La note précédente nous ramène à la crise et à « l’aléa moral ». J’ai dit dans Crises et risque que la crise était un drame de l’individualisme, et que tout ce qui permettait d’apporter un peu de solidarité à une société contribuait à le combattre. Je m’intéresse ici au cas de la personne prise dans une bulle spéculative :
En mars 2007 j’invite au Club économie Thierry Malleret, qui vient de publier un livre sur le risque économique mondial. À la fin de son exposé, un participant, livide, se lève. C’est un financier. Il nous déclare que nous allons vers une crise, que tout le monde le sait mais que personne ne fait rien.
Les bulles spéculatives sont plus l’effet d’une lâcheté collective, que celle d’un cynisme délibéré. En effet, pour les produire il faut la collaboration (au moins passive) d’un grand nombre de personnes. Typiquement, l’ensemble de la communauté financière. Pourquoi ne fait-elle rien, puisque, à quelques exceptions près, elle a plus à y perdre qu’à y gagner ? Une hypothèse :
- Ses membres sont victimes de ce qu’Edgar Schein appelle « anxiété d’apprentissage » : ils sont conscients de mal faire, mais ils ne voient pas comment se tirer de ce mauvais pas. Donc, ils se taisent, ou contribuent plus ou moins activement à l’innovation en cours.
- Pourquoi cette anxiété ? Individu isolé. L’employé d’un fonds d’investissement, par exemple, est impuissant sans ceux qui savent gérer les entreprises dans lesquelles il a une participation. Or, il ne sait pas comment travailler avec eux. Il n'a pas été formé pour cela.
Donc le meilleur réflexe à avoir lorsque l’on soupçonne un danger, c’est d’appeler à l’aide. Si l’ensemble de la société se penche sur la question, elle saura convoquer les compétences nécessaires pour la résoudre.
C’est pour cela qu’il est une mauvaise idée de punir ceux que l’on pourrait considérer comme des coupables : si on le fait, il n’y aura jamais d’appel à l’aide. Et c’est pour cela que les gouvernements mondiaux ont bien fait de secourir les sociétés menacées par la crise des subprimes.
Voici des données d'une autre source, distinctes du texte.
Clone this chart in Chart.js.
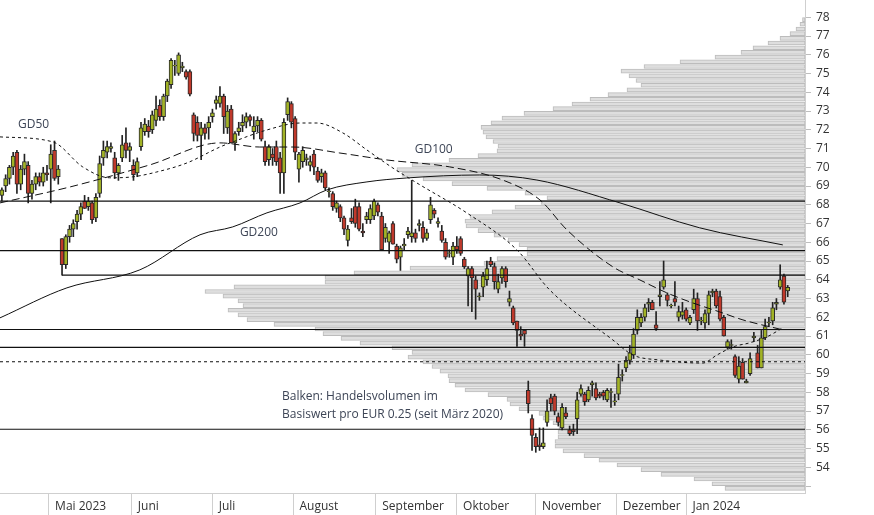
<!DOCTYPE html>
<html>
<head>
<meta charset="utf-8">
<script src="https://cdn.jsdelivr.net/npm/chart.js@4"></script>
<style>
  html, body { margin: 0; padding: 0; background: #fff; }
  #wrap { position: relative; width: 874px; height: 515px; }
  #wrap canvas { position: absolute; left: 0; top: 0; }
</style>
</head>
<body>
<div id="wrap">
  <canvas id="volChart" width="874" height="515"></canvas>
  <canvas id="priceChart" width="874" height="515"></canvas>
</div>
<script>
// Kursdaten (Handelstage ab Mitte April 2023)
const opens = [68.5,69.0,69.4,70.0,70.8,69.1,69.9,70.1,68.6,69.1,69.5,69.2,69.7,69.9,70.9,69.5,66.2,64.8,66.3,66.7,67.1,67.5,68.2,67.9,68.1,67.3,
  68.6,70.5,70.8,71.0,70.5,69.7,70.5,71.3,70.9,70.1,69.7,71.1,71.9,72.2,72.0,72.5,73.3,72.7,73.8,74.4,75.4,75.0,75.3,75.1,75.1,72.8,72.4,71.7,72.1,
  72.1,72.7,73.4,73.4,73.8,72.1,73.1,71.3,71.9,72.2,72.4,72.7,71.9,72.2,72.5,71.1,70.4,70.7,71.1,70.5,69.7,72.8,73.4,72.6,69.9,70.3,70.4,70.1,70.7,
  69.8,69.5,69.7,68.7,68.6,67.8,67.9,67.3,66.1,67.3,67.9,67.9,66.6,67.2,67.2,67.4,68.0,67.4,66.2,66.0,67.0,65.8,65.2,65.8,66.4,66.3,66.5,66.9,66.8,
  66.2,67.2,67.7,67.0,66.6,66.0,65.4,65.2,65.8,66.2,65.1,64.2,64.6,64.0,63.1,63.6,64.0,65.0,64.7,63.5,64.1,64.6,62.8,62.5,61.8,61.1,61.3,58.1,56.6,
  55.6,55.2,55.1,56.4,57.7,57.8,56.7,56.1,56.9,56.0,56.0,56.6,57.9,57.9,57.6,58.4,58.2,57.9,58.0,57.6,58.0,57.5,57.9,58.9,59.3,59.7,60.0,61.3,61.7,
  62.0,62.7,62.8,61.6,63.1,63.6,63.2,62.6,63.0,62.0,62.1,62.4,61.7,62.4,63.0,61.8,61.7,62.2,63.3,63.4,63.1,62.0,60.4,60.5,59.9,58.7,59.6,58.5,59.0,
  60.9,60.1,59.3,60.9,61.7,61.8,62.7,63.6,64.2,63.4];
const highs = [68.9,69.6,70.1,70.8,70.9,70.1,70.7,70.3,69.3,69.7,69.7,70.0,70.1,71.2,71.4,70.1,66.2,66.4,66.9,67.2,67.7,68.1,68.5,68.4,68.2,68.6,
  70.6,71.4,71.4,71.3,70.8,70.2,71.7,72.1,71.3,70.4,70.5,72.4,72.6,72.5,73.0,73.8,73.6,73.9,74.7,75.8,75.7,76.1,75.6,75.2,75.2,72.9,72.7,72.4,72.3,
  72.7,73.1,73.8,74.3,73.9,73.3,73.3,71.9,72.4,72.8,72.9,72.8,72.7,72.7,72.6,71.4,71.2,71.0,71.4,70.8,72.6,73.7,73.5,72.7,70.8,71.1,70.7,70.6,70.9,
  70.0,69.9,69.8,68.9,68.7,68.2,68.0,67.4,66.9,67.8,68.3,68.1,67.0,67.6,68.0,68.3,68.1,67.6,67.0,66.6,67.1,65.9,65.8,66.2,66.8,69.3,66.7,67.2,67.1,
  66.7,68.4,67.8,67.3,66.9,66.2,65.6,66.0,66.3,66.3,65.2,64.7,64.7,64.2,63.3,64.4,65.0,65.2,64.9,64.3,64.7,64.7,63.4,62.6,61.8,61.5,61.3,58.6,56.8,
  55.8,56.1,56.1,57.6,57.9,57.9,56.9,57.4,57.2,56.2,56.3,58.0,58.4,58.0,58.3,58.6,58.5,58.0,58.1,58.2,58.2,57.9,59.5,59.2,59.9,60.5,61.4,62.4,62.2,
  62.7,63.0,62.9,62.3,63.9,65.0,63.3,62.7,63.9,62.6,62.8,62.5,62.1,63.5,63.3,62.0,62.4,63.4,63.5,63.5,63.4,62.1,60.8,60.8,60.0,59.9,59.8,58.7,60.1,
  61.2,60.5,61.3,61.9,62.0,62.8,63.0,64.8,64.3,63.7];
const lows = [68.2,68.7,69.1,69.6,68.6,68.8,69.6,68.1,68.3,68.8,69.0,69.0,69.3,68.1,69.3,69.1,64.25,64.6,66.0,66.3,66.7,67.2,67.8,67.7,67.0,67.1,
  68.4,70.1,70.5,70.8,69.4,69.3,70.3,70.5,70.3,69.3,69.5,70.9,71.7,71.6,71.8,72.2,72.5,72.5,73.5,74.2,74.9,74.9,75.1,74.7,73.8,71.4,71.4,70.4,71.5,
  71.5,72.4,73.1,73.2,71.8,71.8,71.3,70.9,71.7,71.9,72.1,72.2,71.5,71.9,71.4,70.1,70.1,70.1,70.1,68.6,68.6,72.5,72.1,70.4,69.2,70.0,70.1,69.8,69.6,
  69.2,69.2,68.8,68.4,67.7,67.6,67.1,66.4,65.8,67.0,66.8,66.6,66.3,67.0,67.0,67.2,67.4,65.6,66.0,65.4,65.9,64.9,64.5,65.6,66.2,66.0,66.0,66.6,66.0,
  66.1,67.0,67.3,66.8,66.0,65.1,65.2,64.8,65.4,65.3,64.6,62.6,62.3,61.9,62.9,63.1,63.7,64.7,63.5,63.3,63.8,63.6,62.6,61.6,60.45,60.8,60.45,56.9,54.9,
  54.8,54.9,55.0,56.2,57.0,56.8,56.2,56.0,56.6,55.7,55.7,55.8,57.8,57.3,57.5,57.8,57.6,57.7,57.6,57.5,57.2,57.3,57.6,58.6,59.1,59.5,59.8,61.1,61.5,
  61.8,62.3,62.4,61.3,62.6,63.5,62.6,62.5,62.6,61.8,61.9,61.8,61.6,62.2,61.3,61.6,61.4,61.6,63.1,62.5,61.8,61.0,60.3,60.3,58.8,58.5,58.7,58.5,58.9,
  60.7,59.3,59.3,60.8,61.5,61.6,62.4,63.5,62.7,63.1];
const closes = [68.8,69.4,70.0,70.6,69.1,69.9,70.3,68.6,69.1,69.5,69.2,69.7,69.6,70.7,69.4,69.9,64.8,66.3,66.7,67.0,67.5,67.9,67.8,68.2,67.2,68.4,
  70.2,70.9,71.1,71.1,69.7,70.1,71.2,70.9,71.1,69.6,70.3,72.1,72.3,71.9,72.8,73.1,72.7,73.8,74.6,75.7,75.4,76.0,75.4,74.8,73.9,71.8,71.7,72.1,71.8,
  72.4,72.9,73.6,73.8,72.7,73.0,71.3,71.8,72.1,72.4,72.7,72.5,72.2,72.5,71.5,70.3,71.1,70.5,70.3,69.7,72.4,73.5,72.4,70.8,70.7,70.9,70.5,70.3,70.0,
  69.3,69.7,68.9,68.7,67.9,68.1,67.3,66.7,66.7,67.1,67.0,66.7,66.5,67.4,67.8,68.2,67.6,65.6,66.8,66.5,65.9,65.1,65.7,65.9,66.6,66.5,66.2,67.0,66.2,
  66.5,68.0,67.5,67.1,66.1,65.2,65.4,65.8,65.6,65.4,64.7,64.6,64.1,63.5,63.1,64.2,64.6,64.8,63.9,63.9,64.6,63.9,63.0,61.7,61.3,61.0,61.1,57.4,55.7,
  55.1,55.1,55.3,57.0,57.4,57.0,56.4,57.2,56.7,55.8,55.9,57.6,58.2,57.5,58.1,58.5,57.7,57.8,57.8,58.1,58.0,57.5,58.8,58.9,59.7,60.1,61.1,62.0,62.0,
  62.5,62.8,62.4,61.4,63.2,64.0,62.9,62.6,62.8,62.3,62.3,61.9,62.0,63.0,61.8,61.8,62.2,63.2,63.4,62.6,61.9,61.0,60.7,60.5,58.9,59.4,58.7,58.6,59.8,
  61.0,59.3,60.9,61.5,61.7,62.5,62.8,64.0,62.8,63.6];

// Gleitende Durchschnitte (Handelstag, Kurs)
const gd50Days = [-0.5,13.6,21.5,28.7,34.8,41.2,49.2,58.0,61.4,70.5,79.3,83.8,90.7,97.1,104.0,110.4,123.7,137.0,145.7,162.5,167.8,175.0,186.4,190.2,194.4,198.9,203.5,207.7];
const gd50Vals = [71.62,71.35,70.02,69.44,69.49,69.75,70.23,71.08,71.35,71.99,72.36,72.36,71.83,70.92,69.96,69.16,67.56,65.59,63.46,60.79,59.99,59.72,59.56,59.99,60.42,60.64,60.96,61.44];
const gd100Days = [-0.5,18.1,39.4,58.0,68.6,77.4,89.9,102.4,119.1,133.2,143.1,150.3,162.5,169.7,176.9,183.0,191.0,197.1,207.7];
const gd100Vals = [68.10,68.95,70.13,71.30,71.08,71.08,70.76,70.39,70.02,69.32,68.26,66.66,64.69,63.99,63.30,62.82,62.28,61.86,61.33];
const gd200Days = [-0.5,17.3,36.7,52.7,61.4,70.5,79.3,86.4,97.1,107.7,127.1,142.3,164.4,185.6,207.7];
const gd200Vals = [61.97,63.57,64.53,66.40,66.82,67.57,68.10,68.79,69.22,69.43,69.59,69.32,68.10,66.77,65.86];

// Horizontale Marken
const levels = [68.2, 65.55, 61.35, 60.4, 56.03];
const gapLevel = 64.25;
const gapStartDay = 16;
const dashedLevel = 59.63;

// Monatsbeschriftung
const monthDays = [12.5, 34.5, 56, 77.5, 99.5, 121, 142, 163.5, 182];
const monthLabels = ['Mai 2023', 'Juni', 'Juli', 'August', 'September', 'Oktober', 'November', 'Dezember', 'Jan 2024'];

// Volumenprofil: Handelsvolumen je EUR 0.25, von oben (77.875) nach unten
const volTop = 77.875;
const volStep = 0.25;
const volValues = [2.5,5,9,15,25,37,52,64,90,125,161,184,176,169,164,178,197,215,233,252,281,303,314,324,322,319,312,307,308,327,
  356,393,408,403,382,353,318,280,258,264,290,313,335,340,339,327,311,297,286,278,
  278,308,321,395,451,480,480,571,600,582,567,562,577,567,558,531,490,482,464,445,413,393,397,382,373,365,357,356,350,340,
  317,298,295,286,266,262,252,246,247,247,250,250,242,221,206,188,164,144,111,93,80];
const volPrices = volValues.map((v, i) => volTop - i * volStep);

const yMin = 52.63, yMax = 78.92;
const xMin = -0.5, xMax = 213.6;
const FONT = "'Open Sans', 'DejaVu Sans', sans-serif";
const noPad = s => { s.paddingTop = 0; s.paddingBottom = 0; s.paddingLeft = 0; s.paddingRight = 0; };

// Hintergrund: Volumenbalken
new Chart(document.getElementById('volChart'), {
  type: 'bar',
  data: {
    datasets: [{
      data: volPrices.map((p, i) => ({ x: volValues[i], y: p })),
      backgroundColor: '#dedede',
      borderColor: '#bcbcbc',
      borderWidth: 1,
      barThickness: 4,
      borderSkipped: false
    }]
  },
  options: {
    indexAxis: 'y',
    responsive: false,
    animation: false,
    layout: { padding: { right: 69, bottom: 22 } },
    plugins: { legend: { display: false }, tooltip: { enabled: false } },
    scales: {
      x: { type: 'linear', min: 0, max: 805, reverse: true, display: false, offset: false },
      y: { type: 'linear', min: yMin, max: yMax, display: false, offset: false }
    }
  }
});

// Candles
const bodies = closes.map((c, i) => ({ x: i, y: [opens[i], c === opens[i] ? c + 0.04 : c] }));
const wicks = closes.map((c, i) => ({ x: i, y: [lows[i], highs[i]] }));
const bodyColors = closes.map((c, i) => c >= opens[i] ? '#a2b326' : '#c0392b');

const hLine = (y, from, dash) => ({
  type: 'line',
  data: [{ x: from, y: y }, { x: xMax, y: y }],
  borderColor: '#111', borderWidth: 1.2, borderDash: dash || [],
  pointRadius: 0, order: 0
});
const maLine = (days, vals, dash) => ({
  type: 'line',
  data: days.map((d, i) => ({ x: d, y: vals[i] })),
  borderColor: '#111', borderWidth: 1, borderDash: dash,
  pointRadius: 0, cubicInterpolationMode: 'monotone', order: 0
});

const labelsPlugin = {
  id: 'labels',
  afterDatasetsDraw(chart) {
    const { ctx, scales: { x, y } } = chart;
    ctx.save();
    ctx.font = '12px ' + FONT;
    ctx.fillStyle = '#3d4556';
    ctx.textBaseline = 'middle';
    const put = (t, d, p) => ctx.fillText(t, x.getPixelForValue(d), y.getPixelForValue(p));
    put('GD50', 4.3, 72.26);
    put('GD100', 109.8, 70.92);
    put('GD200', 63.3, 66.5);
    put('Balken: Handelsvolumen im', 74.5, 57.75);
    put('Basiswert pro EUR 0.25 (seit März 2020)', 74.5, 56.8);
    ctx.restore();
  }
};

new Chart(document.getElementById('priceChart'), {
  type: 'bar',
  data: {
    datasets: [
      maLine(gd50Days, gd50Vals, [3, 3]),
      maLine(gd100Days, gd100Vals, [8, 4]),
      maLine(gd200Days, gd200Vals, []),
      ...levels.map(l => hLine(l, xMin)),
      hLine(gapLevel, gapStartDay),
      hLine(dashedLevel, xMin, [3, 3]),
      { data: wicks, backgroundColor: '#222', barThickness: 1, grouped: false, order: 3 },
      { data: bodies, backgroundColor: bodyColors, borderColor: '#2a2a2a', borderWidth: 1,
        borderSkipped: false, barThickness: 4, grouped: false, order: 2 }
    ]
  },
  options: {
    responsive: false,
    animation: false,
    layout: { padding: 0 },
    plugins: { legend: { display: false }, tooltip: { enabled: false } },
    scales: {
      x: {
        type: 'linear', min: xMin, max: xMax, offset: false,
        afterBuildTicks: s => { s.ticks = monthDays.map(v => ({ value: v })); },
        afterFit: s => { s.height = 22; noPad(s); },
        grid: { drawOnChartArea: false, tickLength: 22, color: '#cfcfcf', offset: false },
        border: { color: '#cfcfcf' },
        ticks: {
          align: 'start', padding: -16, maxRotation: 0, autoSkip: false,
          color: '#333', font: { family: FONT, size: 12 },
          callback: (v, i) => '  ' + monthLabels[i]
        }
      },
      y: {
        type: 'linear', position: 'right', min: yMin, max: yMax, offset: false,
        afterBuildTicks: s => {
          const t = [];
          for (let v = 53; v <= 78.5; v += 0.5) t.push({ value: v });
          s.ticks = t;
        },
        afterFit: s => { s.width = 69; noPad(s); },
        grid: { drawOnChartArea: false, tickLength: 6, color: '#bdbdbd' },
        border: { color: '#cfcfcf' },
        ticks: {
          padding: 5, color: '#333', font: { family: FONT, size: 12 },
          callback: v => (v % 1 === 0 && v >= 54) ? String(v) : ''
        }
      }
    }
  },
  plugins: [labelsPlugin]
});
</script>
</body>
</html>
C’est aussi pour cela que je conclus mes cours en disant :
- de ne jamais ignorer la voix de sa conscience ;
- de se faire des amis.
La première signale une « innovation » possible, les seconds peuvent apporter les moyens de l’éviter. Exercice d'application : comment rendre Albion moins perfide ?
Références :
- La faillite d’Enron illustre bien ces idées. D’après Kurt Eichenwald, ses dirigeants s’étaient fixé des objectifs qu’ils ne savaient pas atteindre. Très rapidement, ils ont dû tricher pour y parvenir. Mais « tricher » est-il le mot approprié ? Beaucoup d’entre eux semblent avoir pensé qu’ils jouaient habilement avec les règles de la société, sans les enfreindre. (La référence se trouve à la note précédente.)
- Pour le sens que je donne à innovation dans cette note, voir la précédente.
- Anxiété d’apprentissage : SCHEIN, Edgar H., The Anxiety of Learning, Harvard Business Review, Mars 2002.
- MALLERET Thierry, CLEARY, Sean, Risques - Perception, évaluation, gestion, Maxima, 2006.
- Je complète cette note, un an après son écriture. La théorie de l'anxiété d'apprentissage n'est pas la seule utile. Edgar Schein dit aussi que le lien social est un des freins les plus efficaces au changement. Le groupe humain à la curieuse propriété de changer en bloc. Ce qui semble s'expliquer par le fait qu'une société ne peut fonctionner si ses membres ne sont pas parfaitement solidaires. Si un de ses membres ne pense pas comme les autres, il a la responsabilité de créer un nouveau consensus, de façon à ce qu'il y ait un changement bien ordonné.